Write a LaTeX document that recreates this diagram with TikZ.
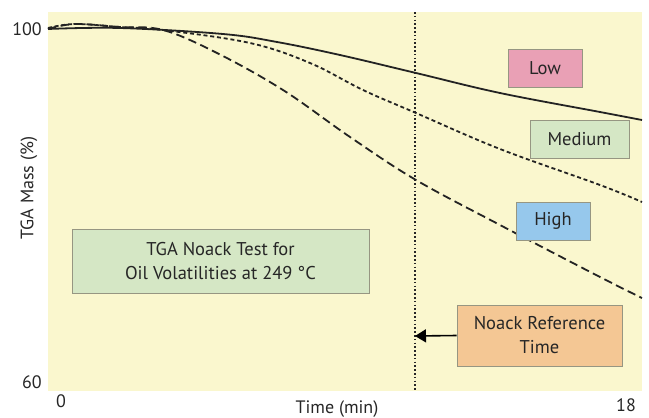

---

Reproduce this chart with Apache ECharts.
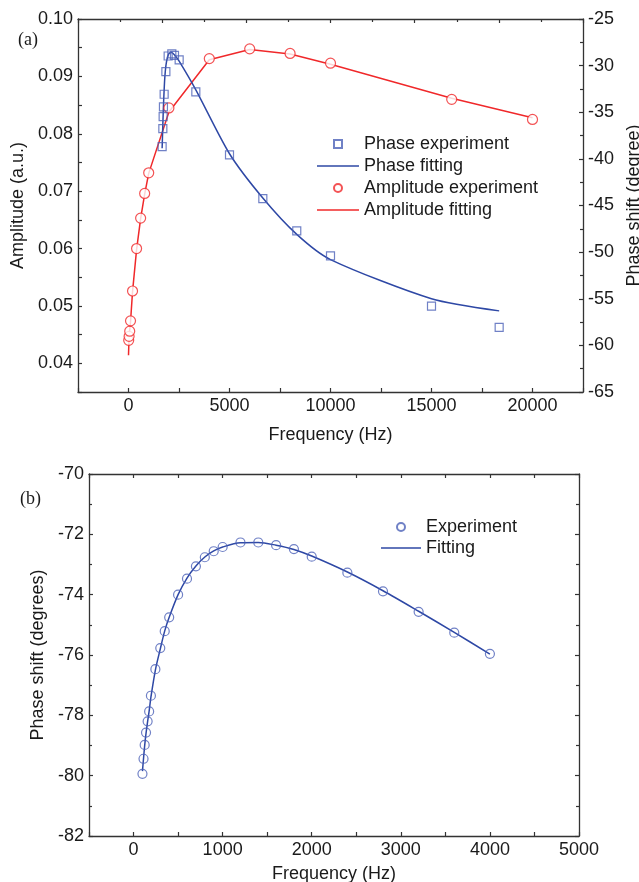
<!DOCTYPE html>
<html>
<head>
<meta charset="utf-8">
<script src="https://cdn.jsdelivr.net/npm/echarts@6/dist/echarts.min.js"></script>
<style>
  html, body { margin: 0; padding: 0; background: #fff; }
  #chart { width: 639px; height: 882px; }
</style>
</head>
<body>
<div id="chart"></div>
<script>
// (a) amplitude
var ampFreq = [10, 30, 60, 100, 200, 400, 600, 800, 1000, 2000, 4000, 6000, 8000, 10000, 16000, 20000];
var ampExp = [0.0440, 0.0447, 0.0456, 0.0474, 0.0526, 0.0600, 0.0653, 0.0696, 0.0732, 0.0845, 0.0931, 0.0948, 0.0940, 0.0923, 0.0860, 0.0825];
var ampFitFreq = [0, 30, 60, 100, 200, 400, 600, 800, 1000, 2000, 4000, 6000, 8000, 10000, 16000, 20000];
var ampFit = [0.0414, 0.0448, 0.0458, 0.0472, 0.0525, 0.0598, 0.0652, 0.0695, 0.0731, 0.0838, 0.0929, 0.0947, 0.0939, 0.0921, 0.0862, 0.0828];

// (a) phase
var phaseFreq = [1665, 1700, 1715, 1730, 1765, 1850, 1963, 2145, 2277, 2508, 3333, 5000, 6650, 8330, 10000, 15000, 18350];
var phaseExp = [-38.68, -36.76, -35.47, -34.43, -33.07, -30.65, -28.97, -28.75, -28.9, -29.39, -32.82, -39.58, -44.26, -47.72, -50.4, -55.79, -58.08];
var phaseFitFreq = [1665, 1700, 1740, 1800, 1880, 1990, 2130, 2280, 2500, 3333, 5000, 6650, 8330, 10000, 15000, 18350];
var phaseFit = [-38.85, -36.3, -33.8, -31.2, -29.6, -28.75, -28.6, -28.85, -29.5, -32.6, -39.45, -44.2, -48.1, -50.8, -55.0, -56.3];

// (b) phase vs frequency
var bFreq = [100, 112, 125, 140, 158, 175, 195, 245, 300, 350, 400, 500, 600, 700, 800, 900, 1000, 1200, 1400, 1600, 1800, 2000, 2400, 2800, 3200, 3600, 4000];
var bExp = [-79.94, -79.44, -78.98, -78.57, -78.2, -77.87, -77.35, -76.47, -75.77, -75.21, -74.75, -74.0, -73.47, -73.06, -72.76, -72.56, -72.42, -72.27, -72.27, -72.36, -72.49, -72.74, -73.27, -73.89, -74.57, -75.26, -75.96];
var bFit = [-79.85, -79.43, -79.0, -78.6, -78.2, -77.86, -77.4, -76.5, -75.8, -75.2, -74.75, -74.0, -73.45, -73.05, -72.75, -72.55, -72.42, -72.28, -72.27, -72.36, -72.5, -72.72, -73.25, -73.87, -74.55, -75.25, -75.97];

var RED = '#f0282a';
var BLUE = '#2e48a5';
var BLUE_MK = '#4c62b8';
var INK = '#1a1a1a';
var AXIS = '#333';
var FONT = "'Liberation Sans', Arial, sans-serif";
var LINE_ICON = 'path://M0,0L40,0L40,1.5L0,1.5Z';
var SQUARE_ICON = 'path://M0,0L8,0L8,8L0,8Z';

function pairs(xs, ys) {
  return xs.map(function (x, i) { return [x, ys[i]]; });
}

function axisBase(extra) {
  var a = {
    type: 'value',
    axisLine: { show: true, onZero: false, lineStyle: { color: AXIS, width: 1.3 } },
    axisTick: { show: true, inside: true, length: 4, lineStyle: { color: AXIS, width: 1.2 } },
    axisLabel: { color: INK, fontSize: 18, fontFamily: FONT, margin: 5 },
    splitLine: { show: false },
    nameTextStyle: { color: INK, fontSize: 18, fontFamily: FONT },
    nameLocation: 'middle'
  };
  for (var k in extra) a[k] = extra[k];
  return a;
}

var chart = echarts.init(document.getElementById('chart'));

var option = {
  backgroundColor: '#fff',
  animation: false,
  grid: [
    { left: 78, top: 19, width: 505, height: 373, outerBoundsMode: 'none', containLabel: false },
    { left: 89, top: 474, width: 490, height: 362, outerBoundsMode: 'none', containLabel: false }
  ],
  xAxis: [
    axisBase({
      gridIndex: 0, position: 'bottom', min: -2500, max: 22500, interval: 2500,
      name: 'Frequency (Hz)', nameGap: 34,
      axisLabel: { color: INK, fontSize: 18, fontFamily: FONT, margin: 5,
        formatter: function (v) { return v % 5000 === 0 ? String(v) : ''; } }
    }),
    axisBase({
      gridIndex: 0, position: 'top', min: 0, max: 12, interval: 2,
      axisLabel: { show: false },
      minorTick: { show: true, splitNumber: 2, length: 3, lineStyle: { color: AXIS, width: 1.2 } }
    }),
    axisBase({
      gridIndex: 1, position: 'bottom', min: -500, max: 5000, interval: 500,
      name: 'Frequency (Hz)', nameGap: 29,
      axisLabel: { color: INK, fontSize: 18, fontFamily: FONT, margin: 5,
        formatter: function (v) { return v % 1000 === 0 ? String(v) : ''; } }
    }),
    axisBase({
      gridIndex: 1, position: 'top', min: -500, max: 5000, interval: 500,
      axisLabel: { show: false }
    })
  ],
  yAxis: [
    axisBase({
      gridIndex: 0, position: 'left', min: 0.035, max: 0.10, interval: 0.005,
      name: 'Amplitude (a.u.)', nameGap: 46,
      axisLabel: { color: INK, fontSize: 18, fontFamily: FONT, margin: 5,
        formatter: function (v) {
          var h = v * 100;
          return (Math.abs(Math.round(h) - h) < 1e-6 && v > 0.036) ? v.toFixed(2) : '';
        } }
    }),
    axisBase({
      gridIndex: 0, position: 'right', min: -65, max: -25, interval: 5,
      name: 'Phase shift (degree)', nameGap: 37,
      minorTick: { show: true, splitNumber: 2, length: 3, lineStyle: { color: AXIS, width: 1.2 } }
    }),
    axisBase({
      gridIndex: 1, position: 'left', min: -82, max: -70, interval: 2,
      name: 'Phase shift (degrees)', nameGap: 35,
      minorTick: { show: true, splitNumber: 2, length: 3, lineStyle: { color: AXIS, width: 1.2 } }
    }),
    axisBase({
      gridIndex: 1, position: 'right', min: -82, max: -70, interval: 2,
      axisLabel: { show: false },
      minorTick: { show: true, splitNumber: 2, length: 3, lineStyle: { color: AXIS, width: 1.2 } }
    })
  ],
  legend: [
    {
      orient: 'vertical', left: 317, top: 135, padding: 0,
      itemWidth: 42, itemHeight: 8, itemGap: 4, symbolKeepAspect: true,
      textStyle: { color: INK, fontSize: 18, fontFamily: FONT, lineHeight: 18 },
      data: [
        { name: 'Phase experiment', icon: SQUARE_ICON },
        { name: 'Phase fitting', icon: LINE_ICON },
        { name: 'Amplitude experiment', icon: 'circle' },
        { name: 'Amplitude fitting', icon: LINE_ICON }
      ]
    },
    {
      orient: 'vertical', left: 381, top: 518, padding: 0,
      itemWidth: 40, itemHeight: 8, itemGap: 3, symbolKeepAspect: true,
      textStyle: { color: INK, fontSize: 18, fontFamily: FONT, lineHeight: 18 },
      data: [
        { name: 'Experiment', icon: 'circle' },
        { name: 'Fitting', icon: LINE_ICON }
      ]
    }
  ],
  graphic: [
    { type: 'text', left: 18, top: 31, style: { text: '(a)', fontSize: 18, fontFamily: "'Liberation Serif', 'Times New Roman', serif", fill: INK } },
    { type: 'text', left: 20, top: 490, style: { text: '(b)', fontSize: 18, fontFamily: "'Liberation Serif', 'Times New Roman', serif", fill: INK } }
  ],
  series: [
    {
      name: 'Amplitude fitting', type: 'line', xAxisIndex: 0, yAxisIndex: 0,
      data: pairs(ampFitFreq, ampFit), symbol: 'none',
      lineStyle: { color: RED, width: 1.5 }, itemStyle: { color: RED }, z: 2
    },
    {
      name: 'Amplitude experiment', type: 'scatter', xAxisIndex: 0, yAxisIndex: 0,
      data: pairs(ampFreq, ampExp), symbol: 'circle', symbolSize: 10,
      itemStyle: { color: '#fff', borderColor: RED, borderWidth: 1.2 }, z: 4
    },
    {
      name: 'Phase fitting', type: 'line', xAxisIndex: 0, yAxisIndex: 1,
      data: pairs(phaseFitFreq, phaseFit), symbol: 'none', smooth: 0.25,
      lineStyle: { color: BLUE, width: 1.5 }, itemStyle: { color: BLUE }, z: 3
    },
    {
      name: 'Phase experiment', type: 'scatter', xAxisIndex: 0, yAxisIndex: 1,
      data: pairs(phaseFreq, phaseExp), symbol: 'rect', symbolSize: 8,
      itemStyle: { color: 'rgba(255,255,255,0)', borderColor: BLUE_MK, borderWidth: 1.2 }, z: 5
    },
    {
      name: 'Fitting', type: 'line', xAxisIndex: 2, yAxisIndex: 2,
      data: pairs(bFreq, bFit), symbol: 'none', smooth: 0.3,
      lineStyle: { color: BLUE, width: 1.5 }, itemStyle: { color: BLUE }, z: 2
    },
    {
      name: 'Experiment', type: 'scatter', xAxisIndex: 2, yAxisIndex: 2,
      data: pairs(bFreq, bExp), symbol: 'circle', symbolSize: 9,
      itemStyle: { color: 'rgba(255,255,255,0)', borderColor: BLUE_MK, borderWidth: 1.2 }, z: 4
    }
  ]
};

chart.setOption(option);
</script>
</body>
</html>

Instruction - Begin with the line that contains "Reproduce this chart with Apache ECharts.", end with the line that contains "-50.8, -55.0, -56.3];", and set down every line in that range exactly as it stands, minus the pictures.

Finished task -
Reproduce this chart with Apache ECharts.
<!DOCTYPE html>
<html>
<head>
<meta charset="utf-8">
<script src="https://cdn.jsdelivr.net/npm/echarts@6/dist/echarts.min.js"></script>
<style>
  html, body { margin: 0; padding: 0; background: #fff; }
  #chart { width: 639px; height: 882px; }
</style>
</head>
<body>
<div id="chart"></div>
<script>
// (a) amplitude
var ampFreq = [10, 30, 60, 100, 200, 400, 600, 800, 1000, 2000, 4000, 6000, 8000, 10000, 16000, 20000];
var ampExp = [0.0440, 0.0447, 0.0456, 0.0474, 0.0526, 0.0600, 0.0653, 0.0696, 0.0732, 0.0845, 0.0931, 0.0948, 0.0940, 0.0923, 0.0860, 0.0825];
var ampFitFreq = [0, 30, 60, 100, 200, 400, 600, 800, 1000, 2000, 4000, 6000, 8000, 10000, 16000, 20000];
var ampFit = [0.0414, 0.0448, 0.0458, 0.0472, 0.0525, 0.0598, 0.0652, 0.0695, 0.0731, 0.0838, 0.0929, 0.0947, 0.0939, 0.0921, 0.0862, 0.0828];

// (a) phase
var phaseFreq = [1665, 1700, 1715, 1730, 1765, 1850, 1963, 2145, 2277, 2508, 3333, 5000, 6650, 8330, 10000, 15000, 18350];
var phaseExp = [-38.68, -36.76, -35.47, -34.43, -33.07, -30.65, -28.97, -28.75, -28.9, -29.39, -32.82, -39.58, -44.26, -47.72, -50.4, -55.79, -58.08];
var phaseFitFreq = [1665, 1700, 1740, 1800, 1880, 1990, 2130, 2280, 2500, 3333, 5000, 6650, 8330, 10000, 15000, 18350];
var phaseFit = [-38.85, -36.3, -33.8, -31.2, -29.6, -28.75, -28.6, -28.85, -29.5, -32.6, -39.45, -44.2, -48.1, -50.8, -55.0, -56.3];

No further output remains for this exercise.